Leading a colony, far from home and any chance of immediate support, was a daunting undertaking. But it would be hard to bet on a settlement’s success without good leadership. The group’s leader had to deal with difficult subordinates, troublesome colonists, negotiations with sometimes hostile Indians, and restless investors and governments at home. This type of situation could easily magnify a man’s faults, pushing him to the breaking point. Many ventures rose and fell with the men who commanded them.
A single leader, though, often wasn’t enough. Not only were trustworthy subordinates helpful, but colonizing was a dangerous business. Often the first leader did not survive long, and if there wasn’t a man ready to step into his place, the entire colony could be doomed.

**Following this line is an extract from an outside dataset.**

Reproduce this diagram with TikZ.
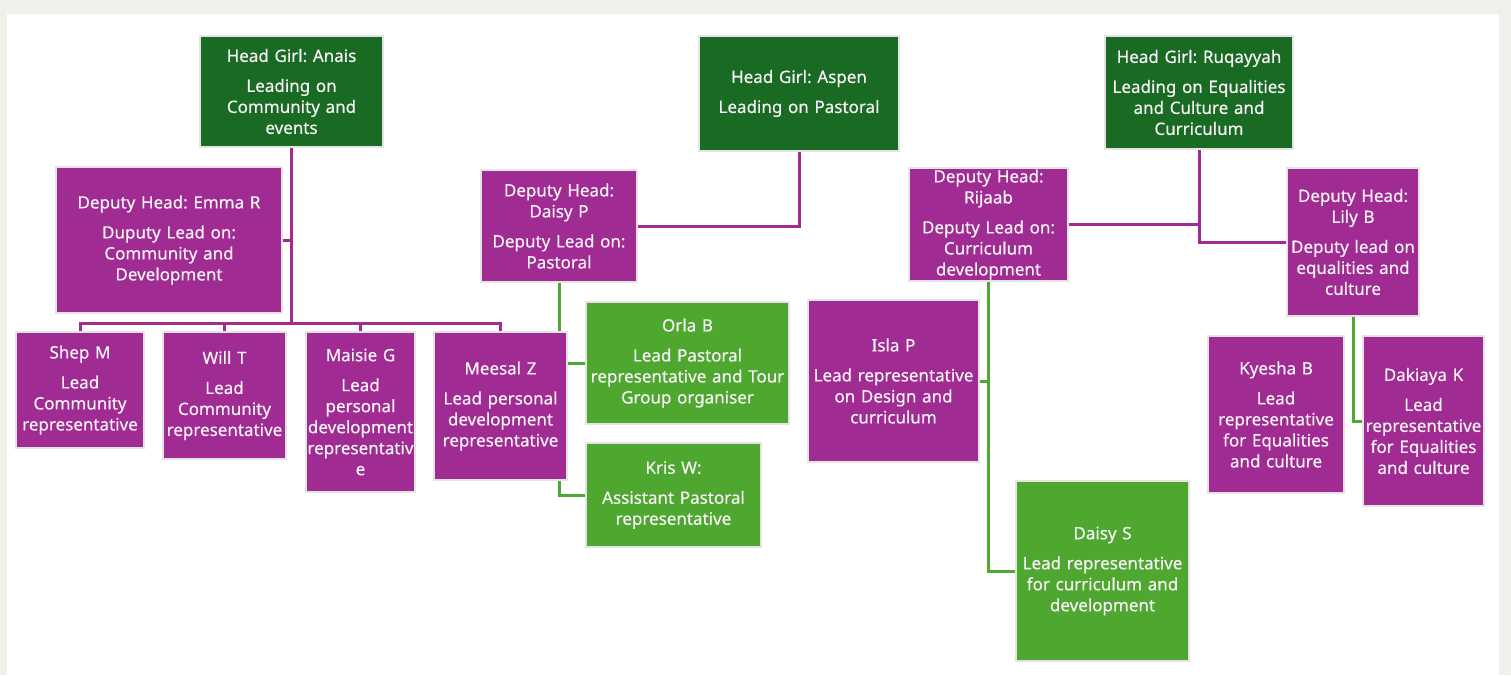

Another critical factor was security. Colonies were always under threat of attack, both from Indians and Europeans. Obviously, failure to keep the peace or defend one’s self militarily would mean a speedy end to the colony.
7. Self Sufficiency
Once all the preceding hurdles were being passed successfully, there was one final one – could it be financially self sufficient. It would take many years for a new settlement to recreate all the industry that they left behind in the old world so that they could forgo any shipments from home without losing the comforts they were used to. Colonies needed to provide short and long term financial benefit to keep investors interested and pay for the goods shipped from home. They also needed to provide political benefit, whether for their home country to exert power in another region of the globe, provide an outlet for the home country’s trade goods, or even relieve a burgeoning population in a land short region. This gave their home government the political willpower to maintain their foothold, offensive as it may have been to their neighbors, and, if necessary, to even send military forces to fight for it.